We’re a week away from the 500th anniversary of the ill-starred Battle of Flodden, where ten thousand Scottish deaths robbed the nation of the cream of its youth and its respected and progressive monarch James IV. It is a half-millennium-old scar on the Scottish psyche that refuses to heal. Bringing a human and emotional focus to that dreadful afternoon and its immediate aftermath is the triumph of Rosemary Goring’s first novel.

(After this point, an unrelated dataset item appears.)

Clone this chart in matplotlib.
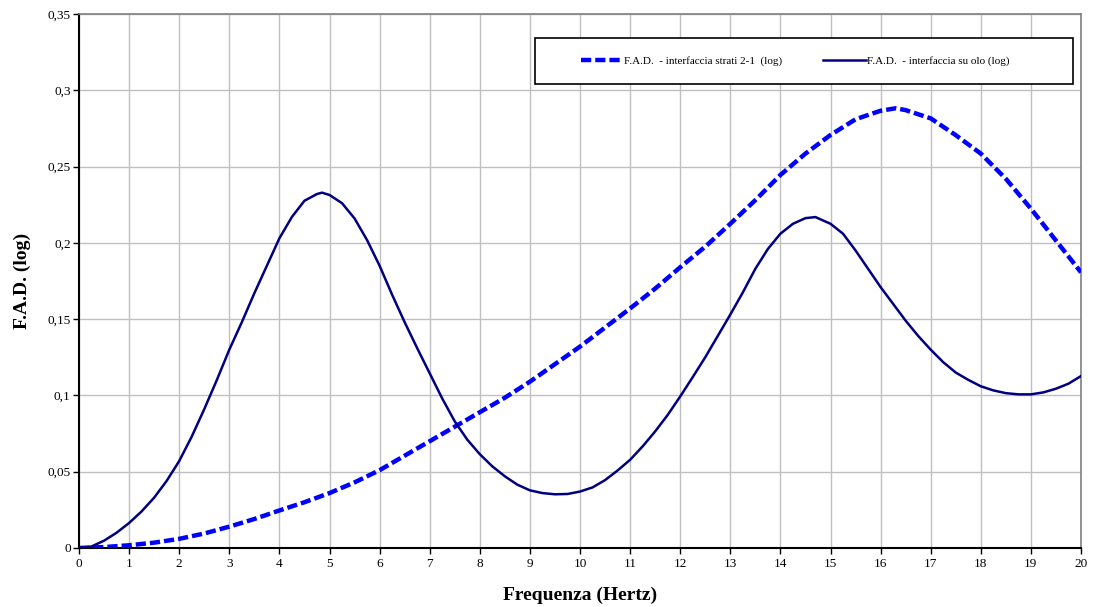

Voice’s David Innes reviews.
It is all too easy to read military history and to become tied up in weaponry, strategy, tactics and numbers, forgetting the individual human outcomes and emotional fallout of major, traumatic events.
After Flodden time-shifts effortlessly and expertly, moving between the preparation for battle, a harrowing account from a participating character and, majorly, a Kidnapped-style post-battle journey across the threatening Border Marches as far south as Durham, to deal with a familial issue of national importance.

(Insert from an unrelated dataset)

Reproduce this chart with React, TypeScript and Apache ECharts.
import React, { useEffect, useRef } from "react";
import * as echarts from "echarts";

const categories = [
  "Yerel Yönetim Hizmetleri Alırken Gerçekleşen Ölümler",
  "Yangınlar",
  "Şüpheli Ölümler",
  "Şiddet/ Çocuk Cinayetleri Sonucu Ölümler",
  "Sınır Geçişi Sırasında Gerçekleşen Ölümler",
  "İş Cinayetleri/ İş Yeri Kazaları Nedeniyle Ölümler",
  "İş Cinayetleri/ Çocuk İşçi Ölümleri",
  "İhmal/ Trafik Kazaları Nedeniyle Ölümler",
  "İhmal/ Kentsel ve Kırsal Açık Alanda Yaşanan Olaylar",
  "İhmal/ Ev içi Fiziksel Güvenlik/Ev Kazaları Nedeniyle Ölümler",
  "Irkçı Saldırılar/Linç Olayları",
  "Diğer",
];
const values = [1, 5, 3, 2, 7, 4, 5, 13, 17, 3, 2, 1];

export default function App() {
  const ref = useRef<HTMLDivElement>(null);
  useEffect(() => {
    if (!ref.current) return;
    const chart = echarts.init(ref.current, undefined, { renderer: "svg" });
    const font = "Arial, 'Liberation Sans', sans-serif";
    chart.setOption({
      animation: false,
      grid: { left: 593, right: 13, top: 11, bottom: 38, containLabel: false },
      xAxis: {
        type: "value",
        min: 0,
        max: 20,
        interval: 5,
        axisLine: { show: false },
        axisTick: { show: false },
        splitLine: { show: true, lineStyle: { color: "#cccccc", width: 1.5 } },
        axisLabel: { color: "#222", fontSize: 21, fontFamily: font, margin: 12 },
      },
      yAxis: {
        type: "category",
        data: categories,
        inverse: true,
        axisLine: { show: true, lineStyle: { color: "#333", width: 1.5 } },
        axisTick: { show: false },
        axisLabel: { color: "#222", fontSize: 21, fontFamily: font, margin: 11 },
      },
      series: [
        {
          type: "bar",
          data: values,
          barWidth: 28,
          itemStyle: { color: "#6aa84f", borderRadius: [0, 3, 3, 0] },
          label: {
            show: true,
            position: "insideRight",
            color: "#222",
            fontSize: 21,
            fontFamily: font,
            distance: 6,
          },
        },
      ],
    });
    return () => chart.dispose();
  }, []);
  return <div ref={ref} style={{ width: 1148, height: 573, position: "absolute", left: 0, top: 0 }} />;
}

Whilst this is going on, the English noose threatens to tighten around the Borders, regarded as an anarchic free-booting hotbed of crime and hostility to authority.
Of course, constrained by accounts of historical events and by the actual cast list of 1513, the author has to fit within the timeframe and the presence of major contemporary political characters. This does not curb her narrative imagination, however, and the plot and sub-plots are populated by protagonists with whose emotions, motives and actions it is easy to identify.
Emotions? Character traits? Are mistrust, subterfuge, passion, intrigue, betrayal, guilt and remorse enough to be going on with? Paniter, Crozier, Torrance, Louise, Benoit and even the vixen are memorable and credible imaginative creations, even where Goring’s own obvious fictional instincts have to be tempered by historical fact and evidence.
This is a fascinating and illuminating page-turner, especially for a debut novel, and readers will hope that there is more to come from the skilful, artful pen of Rosemary Goring.